Nicholas Batonishvili was the son of Levan I, King of Kakheti (1520-1574). He lived during the grievous period of the Persian invasion of eastern Georgia. The young prince chose the path of monastic life and bravely helped his elder brother, King Alexander II (1574-1605).

Despite his royal blood, he preferred the monk’s habit and the sweet, light yoke of Christ to the glamour and opulence of his inheritance.

According to God’s will, Nicholas was enthroned as Catholicos of All Georgia. The Georgian chronicle Life of Kartli (Kartlis Tskhovreba) relates the date of his enthronement as Saturday, February 28, 1584.

His tenure was during the turbulent period of Georgia's history; the once flourishing medieval kingdom had been divided into several competing polities and the Georgian church had been split into the eastern and western counterparts, reflecting the country's political division, the eastern church being under the stewardship of Nicholas; his native Kakheti was threatened by the rival expansionism of the Safavid Iran and Ottoman Turkey.
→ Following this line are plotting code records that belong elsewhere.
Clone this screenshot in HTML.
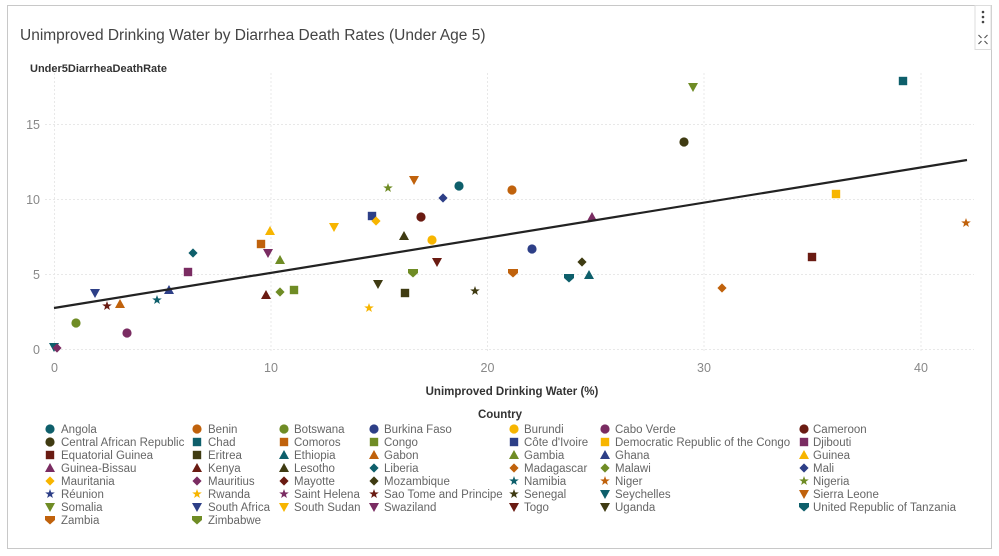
<!DOCTYPE html>
<html><head><meta charset="utf-8"><style>
html,body{margin:0;padding:0;background:#fff;}
svg{display:block;font-family:"Liberation Sans",sans-serif;}
.lg{font-size:11.5px;fill:#666;}
</style></head><body>
<svg width="999" height="556" viewBox="0 0 999 556" xmlns="http://www.w3.org/2000/svg">
<defs>
<symbol id="c" overflow="visible"><circle cx="0" cy="0" r="4.6"/></symbol>
<symbol id="s" overflow="visible"><rect x="-4.2" y="-4.2" width="8.4" height="8.4"/></symbol>
<symbol id="t" overflow="visible"><polygon points="0,-5 5,4 -5,4"/></symbol>
<symbol id="d" overflow="visible"><polygon points="0,5 5,-4 -5,-4"/></symbol>
<symbol id="m" overflow="visible"><polygon points="0,-4.6 4.6,0 0,4.6 -4.6,0"/></symbol>
<symbol id="r" overflow="visible"><polygon points="0,-5 1.2,-1.6 4.8,-1.5 1.9,0.6 2.9,4 0,2 -2.9,4 -1.9,0.6 -4.8,-1.5 -1.2,-1.6"/></symbol>
<symbol id="h" overflow="visible"><polygon points="-5,-4 5,-4 5,0 0,4.5 -5,0"/></symbol>
</defs>
<rect x="7.5" y="5.5" width="984" height="543" fill="#fff" stroke="#c8c8c8"/>
<rect x="975" y="5.5" width="16" height="44" fill="#fff" stroke="#ddd"/>
<circle cx="983" cy="12" r="1.3" fill="#444"/><circle cx="983" cy="17" r="1.3" fill="#444"/><circle cx="983" cy="22" r="1.3" fill="#444"/>
<g stroke="#555" stroke-width="1.2"><path d="M978.5 35 l3 3 M987.5 35 l-3 3 M978.5 44 l3 -3 M987.5 44 l-3 -3"/></g>
<text x="20" y="40" font-size="15.5" fill="#444">Unimproved Drinking Water by Diarrhea Death Rates (Under Age 5)</text>
<text x="30" y="72" font-size="11" font-weight="bold" fill="#333">Under5DiarrheaDeathRate</text>
<g stroke="#e8e8e8" stroke-dasharray="2,2" stroke-width="1">
<line x1="45" y1="124.5" x2="974" y2="124.5"/><line x1="45" y1="199.5" x2="974" y2="199.5"/>
<line x1="45" y1="274.5" x2="974" y2="274.5"/><line x1="45" y1="349.5" x2="974" y2="349.5"/>
<line x1="54.5" y1="73" x2="54.5" y2="352"/><line x1="271" y1="73" x2="271" y2="352"/>
<line x1="487.5" y1="73" x2="487.5" y2="352"/><line x1="704" y1="73" x2="704" y2="352"/>
<line x1="921" y1="73" x2="921" y2="352"/>
</g>
<g font-size="12.5" fill="#888" text-anchor="end">
<text x="40" y="129">15</text><text x="40" y="204">10</text><text x="40" y="279">5</text><text x="40" y="354">0</text>
</g>
<g font-size="12.5" fill="#888" text-anchor="middle">
<text x="54.5" y="372">0</text><text x="271" y="372">10</text><text x="487.5" y="372">20</text><text x="704" y="372">30</text><text x="921" y="372">40</text>
</g>
<text x="512" y="395" font-size="11.5" font-weight="bold" fill="#333" text-anchor="middle">Unimproved Drinking Water (%)</text>
<use href="#d" x="54" y="347" fill="#0e5f6b"/>
<use href="#m" x="57" y="348" fill="#7a2c62"/>
<use href="#c" x="76" y="323" fill="#6f8c25"/>
<use href="#d" x="95" y="293" fill="#2d3f87"/>
<use href="#r" x="107" y="306" fill="#6a1b12"/>
<use href="#t" x="120" y="304" fill="#c0620c"/>
<use href="#c" x="127" y="333" fill="#7a2c62"/>
<use href="#r" x="157" y="300" fill="#0e5f6b"/>
<use href="#t" x="169" y="290" fill="#2d3f87"/>
<use href="#s" x="188" y="272" fill="#7a2c62"/>
<use href="#m" x="193" y="253" fill="#0e5f6b"/>
<use href="#s" x="261" y="244" fill="#c0620c"/>
<use href="#t" x="270" y="231" fill="#f7b500"/>
<use href="#d" x="268" y="253" fill="#7a2c62"/>
<use href="#t" x="266" y="295" fill="#6a1b12"/>
<use href="#t" x="280" y="260" fill="#6f8c25"/>
<use href="#m" x="280" y="292" fill="#6f8c25"/>
<use href="#s" x="294" y="290" fill="#6f8c25"/>
<use href="#d" x="334" y="227" fill="#f7b500"/>
<use href="#r" x="369" y="308" fill="#f7b500"/>
<use href="#s" x="372" y="216" fill="#2d3f87"/>
<use href="#m" x="376" y="221" fill="#f7b500"/>
<use href="#r" x="388" y="188" fill="#6f8c25"/>
<use href="#d" x="378" y="284" fill="#3f3b12"/>
<use href="#t" x="404" y="236" fill="#3f3b12"/>
<use href="#s" x="405" y="293" fill="#3f3b12"/>
<use href="#d" x="414" y="180" fill="#c0620c"/>
<use href="#h" x="413" y="273" fill="#6f8c25"/>
<use href="#m" x="443" y="198" fill="#2d3f87"/>
<use href="#c" x="421" y="217" fill="#6a1b12"/>
<use href="#c" x="432" y="240" fill="#f7b500"/>
<use href="#d" x="437" y="262" fill="#6a1b12"/>
<use href="#r" x="475" y="291" fill="#3f3b12"/>
<use href="#c" x="459" y="186" fill="#0e5f6b"/>
<use href="#c" x="512" y="190" fill="#c0620c"/>
<use href="#c" x="532" y="249" fill="#2d3f87"/>
<use href="#h" x="513" y="273" fill="#c0620c"/>
<use href="#h" x="569" y="278" fill="#0e5f6b"/>
<use href="#m" x="582" y="262" fill="#3f3b12"/>
<use href="#t" x="589" y="275" fill="#0e5f6b"/>
<use href="#t" x="592" y="217" fill="#7a2c62"/>
<use href="#c" x="684" y="142" fill="#3f3b12"/>
<use href="#d" x="693" y="87" fill="#6f8c25"/>
<use href="#m" x="722" y="288" fill="#c0620c"/>
<use href="#s" x="812" y="257" fill="#6a1b12"/>
<use href="#s" x="836" y="194" fill="#f7b500"/>
<use href="#s" x="903" y="81" fill="#0e5f6b"/>
<use href="#r" x="966" y="223" fill="#c0620c"/>
<line x1="54" y1="308" x2="967" y2="160" stroke="#222" stroke-width="2.2"/>
<text x="500" y="418" font-size="11.5" font-weight="bold" fill="#333" text-anchor="middle">Country</text>
<g class="lg">
<use href="#c" x="50" y="429" fill="#0e5f6b"/><text x="61" y="433">Angola</text>
<use href="#c" x="50" y="442" fill="#3f3b12"/><text x="61" y="446">Central African Republic</text>
<use href="#s" x="50" y="455" fill="#6a1b12"/><text x="61" y="459">Equatorial Guinea</text>
<use href="#t" x="50" y="468" fill="#7a2c62"/><text x="61" y="472">Guinea-Bissau</text>
<use href="#m" x="50" y="481" fill="#f7b500"/><text x="61" y="485">Mauritania</text>
<use href="#r" x="50" y="494" fill="#2d3f87"/><text x="61" y="498">Réunion</text>
<use href="#d" x="50" y="507" fill="#6f8c25"/><text x="61" y="511">Somalia</text>
<use href="#h" x="50" y="520" fill="#c0620c"/><text x="61" y="524">Zambia</text>

<use href="#c" x="197" y="429" fill="#c0620c"/><text x="208" y="433">Benin</text>
<use href="#s" x="197" y="442" fill="#0e5f6b"/><text x="208" y="446">Chad</text>
<use href="#s" x="197" y="455" fill="#3f3b12"/><text x="208" y="459">Eritrea</text>
<use href="#t" x="197" y="468" fill="#6a1b12"/><text x="208" y="472">Kenya</text>
<use href="#m" x="197" y="481" fill="#7a2c62"/><text x="208" y="485">Mauritius</text>
<use href="#r" x="197" y="494" fill="#f7b500"/><text x="208" y="498">Rwanda</text>
<use href="#d" x="197" y="507" fill="#2d3f87"/><text x="208" y="511">South Africa</text>
<use href="#h" x="197" y="520" fill="#6f8c25"/><text x="208" y="524">Zimbabwe</text>

<use href="#c" x="284" y="429" fill="#6f8c25"/><text x="294" y="433">Botswana</text>
<use href="#s" x="284" y="442" fill="#c0620c"/><text x="294" y="446">Comoros</text>
<use href="#t" x="284" y="455" fill="#0e5f6b"/><text x="294" y="459">Ethiopia</text>
<use href="#t" x="284" y="468" fill="#3f3b12"/><text x="294" y="472">Lesotho</text>
<use href="#m" x="284" y="481" fill="#6a1b12"/><text x="294" y="485">Mayotte</text>
<use href="#r" x="284" y="494" fill="#7a2c62"/><text x="294" y="498">Saint Helena</text>
<use href="#d" x="284" y="507" fill="#f7b500"/><text x="294" y="511">South Sudan</text>

<use href="#c" x="374" y="429" fill="#2d3f87"/><text x="384" y="433">Burkina Faso</text>
<use href="#s" x="374" y="442" fill="#6f8c25"/><text x="384" y="446">Congo</text>
<use href="#t" x="374" y="455" fill="#c0620c"/><text x="384" y="459">Gabon</text>
<use href="#m" x="374" y="468" fill="#0e5f6b"/><text x="384" y="472">Liberia</text>
<use href="#m" x="374" y="481" fill="#3f3b12"/><text x="384" y="485">Mozambique</text>
<use href="#r" x="374" y="494" fill="#6a1b12"/><text x="384" y="498">Sao Tome and Principe</text>
<use href="#d" x="374" y="507" fill="#7a2c62"/><text x="384" y="511">Swaziland</text>

<use href="#c" x="514" y="429" fill="#f7b500"/><text x="524" y="433">Burundi</text>
<use href="#s" x="514" y="442" fill="#2d3f87"/><text x="524" y="446">Côte d'Ivoire</text>
<use href="#t" x="514" y="455" fill="#6f8c25"/><text x="524" y="459">Gambia</text>
<use href="#m" x="514" y="468" fill="#c0620c"/><text x="524" y="472">Madagascar</text>
<use href="#r" x="514" y="481" fill="#0e5f6b"/><text x="524" y="485">Namibia</text>
<use href="#r" x="514" y="494" fill="#3f3b12"/><text x="524" y="498">Senegal</text>
<use href="#d" x="514" y="507" fill="#6a1b12"/><text x="524" y="511">Togo</text>

<use href="#c" x="605" y="429" fill="#7a2c62"/><text x="615" y="433">Cabo Verde</text>
<use href="#s" x="605" y="442" fill="#f7b500"/><text x="615" y="446">Democratic Republic of the Congo</text>
<use href="#t" x="605" y="455" fill="#2d3f87"/><text x="615" y="459">Ghana</text>
<use href="#m" x="605" y="468" fill="#6f8c25"/><text x="615" y="472">Malawi</text>
<use href="#r" x="605" y="481" fill="#c0620c"/><text x="615" y="485">Niger</text>
<use href="#d" x="605" y="494" fill="#0e5f6b"/><text x="615" y="498">Seychelles</text>
<use href="#d" x="605" y="507" fill="#3f3b12"/><text x="615" y="511">Uganda</text>

<use href="#c" x="804" y="429" fill="#6a1b12"/><text x="813" y="433">Cameroon</text>
<use href="#s" x="804" y="442" fill="#7a2c62"/><text x="813" y="446">Djibouti</text>
<use href="#t" x="804" y="455" fill="#f7b500"/><text x="813" y="459">Guinea</text>
<use href="#m" x="804" y="468" fill="#2d3f87"/><text x="813" y="472">Mali</text>
<use href="#r" x="804" y="481" fill="#6f8c25"/><text x="813" y="485">Nigeria</text>
<use href="#d" x="804" y="494" fill="#c0620c"/><text x="813" y="498">Sierra Leone</text>
<use href="#h" x="804" y="507" fill="#0e5f6b"/><text x="813" y="511">United Republic of Tanzania</text>
</g>
</svg>
</body></html>
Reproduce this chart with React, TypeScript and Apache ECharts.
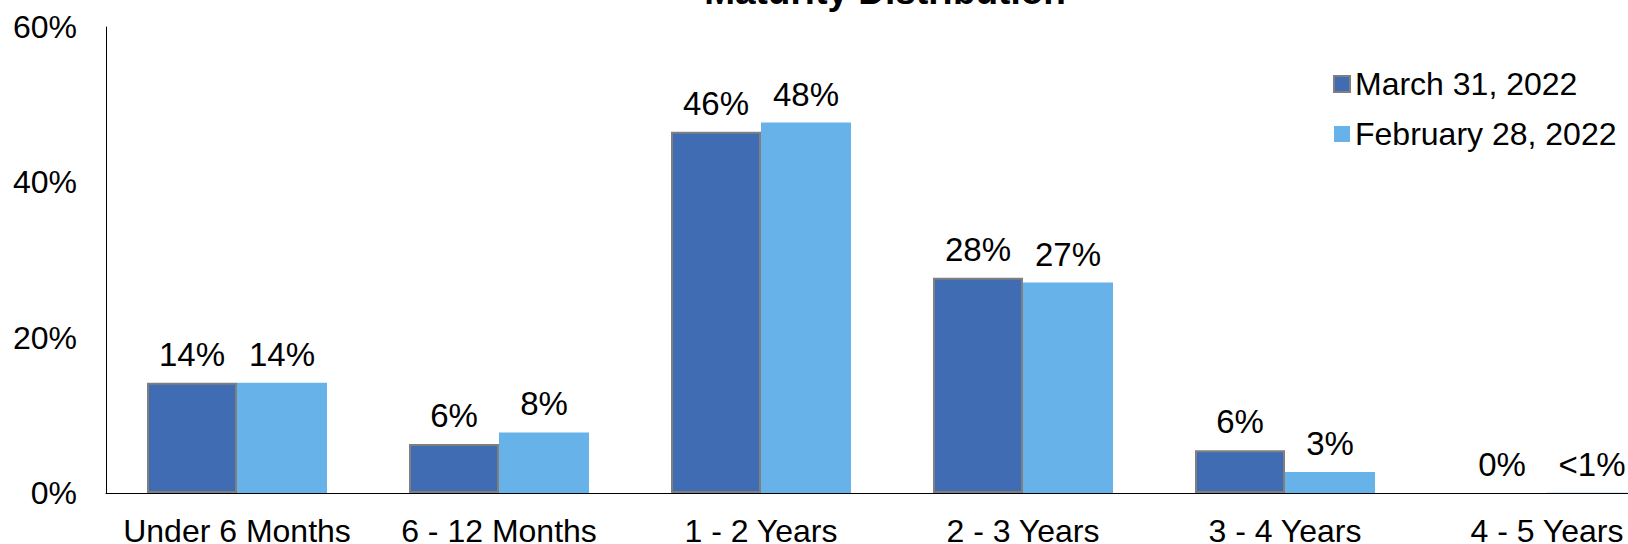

Armed with the highest hierarchical rank, royal blood, and personal integrity, Catholicos Nicholas V (or VIII) was an exemplary leader for the Georgian nation. He struggled to plant the seeds of Christian love between countries of like faith.

Signature of Nicholas V

He corresponded with Patriarch Job of Russia (1586-1590) and even sent him a horse. He also donated a leather-bound illuminated manuscript of the Gospels, copied in 1049, to the Metekhi Church of the Theotokos.

In his book Pilgrimage, the renowned eighteenth-century historian Archbishop Timote (Gabashvili) reports that there is an icon of Holy Catholicos Nicholas hanging in the refectory at the Iveron Monastery on Mount Athos. Bishop Timote also describes another refectory, built by Ashotan Mukhran-Batoni, and notes, “There, I believe, Catholicos Nicholas Batonishvili reposed.”